Expenses related to petroleum, gas and coal that a partnership incurs after March 31, 2023, no longer give entitlement to the tax credit relating to resources.

For further information, refer to the form Crédit d'impôt relatif aux ressources (CO-1029.8.36.EM) and to the page Crédit d'impôt relatif aux ressources (in French only).

Tax credit for the retention of persons with a severely limited capacity for employment

If, in a fiscal period, a qualified partnership paid employer contributions in respect of eligible employees for a calendar year ending in that period, any qualified corporation that is a member of the partnership can claim the tax credit for the retention of persons with a severely limited capacity for employment in respect of its contributions for its taxation year in which the partnership's fiscal period ends. Each qualified corporation can claim the tax credit based on its percentage interest in the partnership.

The term “eligible employee” means, for a given fiscal period, a person with a severe and prolonged impairment in mental or physical functions.

Under the new Basic Income Program, an eligible employee of a qualified partnership may also be, for a given fiscal period, an employee in respect of whom the Minister Responsible for Social Solidarity and Community Action issued a certificate attesting that the employee received an allowance under this program during the calendar year in question or during the previous five calendar years.

This measure applies to a qualified corporation that is a member of a qualified partnership whose fiscal period ends in the corporation's taxation year and after December 30, 2023, in respect of employer contributions the partnership paid for a calendar year after 2022.

For further information, refer to the form Crédit d'impôt pour le maintien en emploi des personnes ayant des contraintes sévères à l'emploi (CO-1029.8.33.CS) and the page Crédit d'impôt pour le maintien en emploi des personnes ayant des contraintes sévères à l'emploi (in French only).

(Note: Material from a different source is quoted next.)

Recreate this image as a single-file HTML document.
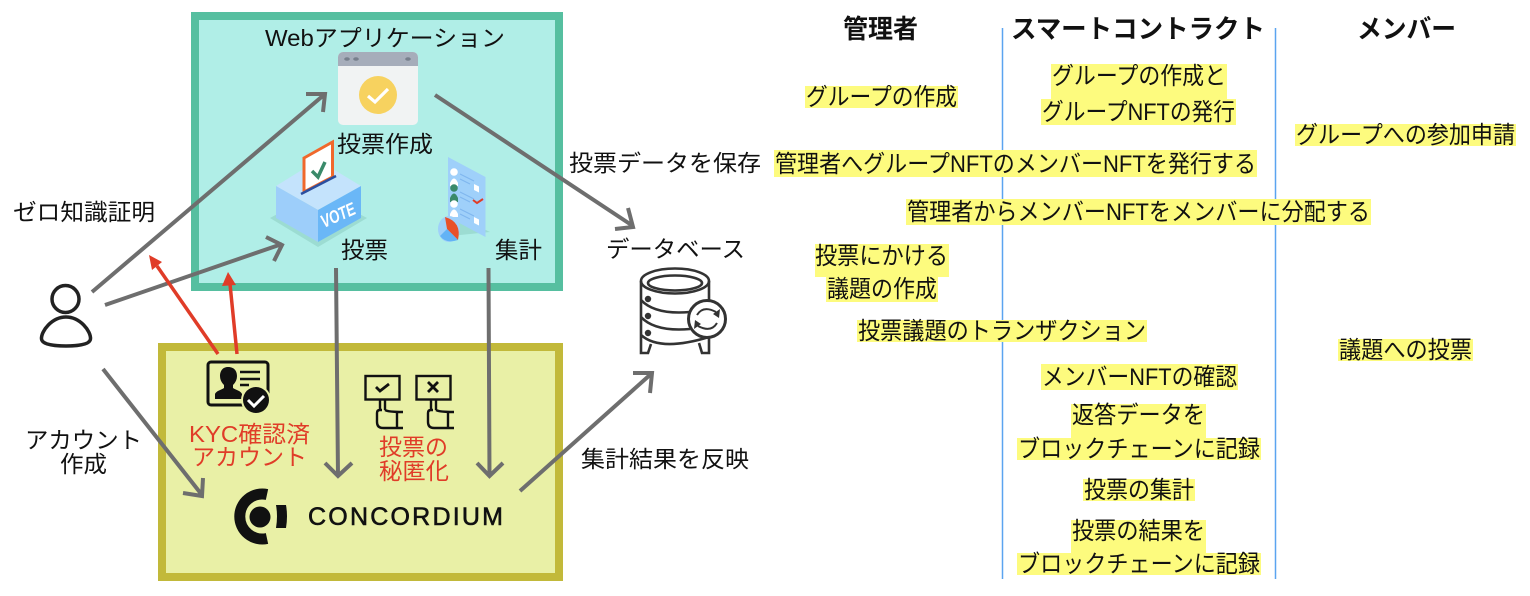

Addition of CCA classes 57, 58, 59 and 60 – carbon capture, utilization and storage

Carbon capture, utilization and storage (CCUS) are a suite of technologies that capture carbon dioxide (CO2) emissions in the air or from the burning of fuel and industrial processes, either to store the CO2 (usually deep underground) or for use in industry. A CCUS project can give entitlement to the federal investment tax credit for carbon capture, utilization and storage.

The property used in a CCUS project falls under classes 57 to 60 for which CCA can be claimed at the following rates:

  • 8%, if included in class 57;
  • 20%, if included in class 58;
  • 100% if included in class 59;
  • 30%, if included in class 60.

These new classes came into effect on January 1, 2022.

Flipping residential property

Since January 1, 2023, the profit from flipping a residential property (including rental property or a purchase option) that a partnership held for fewer than 365 consecutive days is considered fully taxable business income. A member of a partnership that held such a property is therefore not eligible for the 50% capital gains inclusion rate.

Some exceptions may apply, as in the case of an involuntary disposition.

Even if the new rule does not apply due to an exception or because the partnership held the property more than 365 consecutive days, the profit may still be fully taxable if it is determined that it is business income or a capital gain.

This change applies to residential property sold on or after January 1, 2023.

For further information, refer to the page Flipping Your Property (Home or Residential Complex).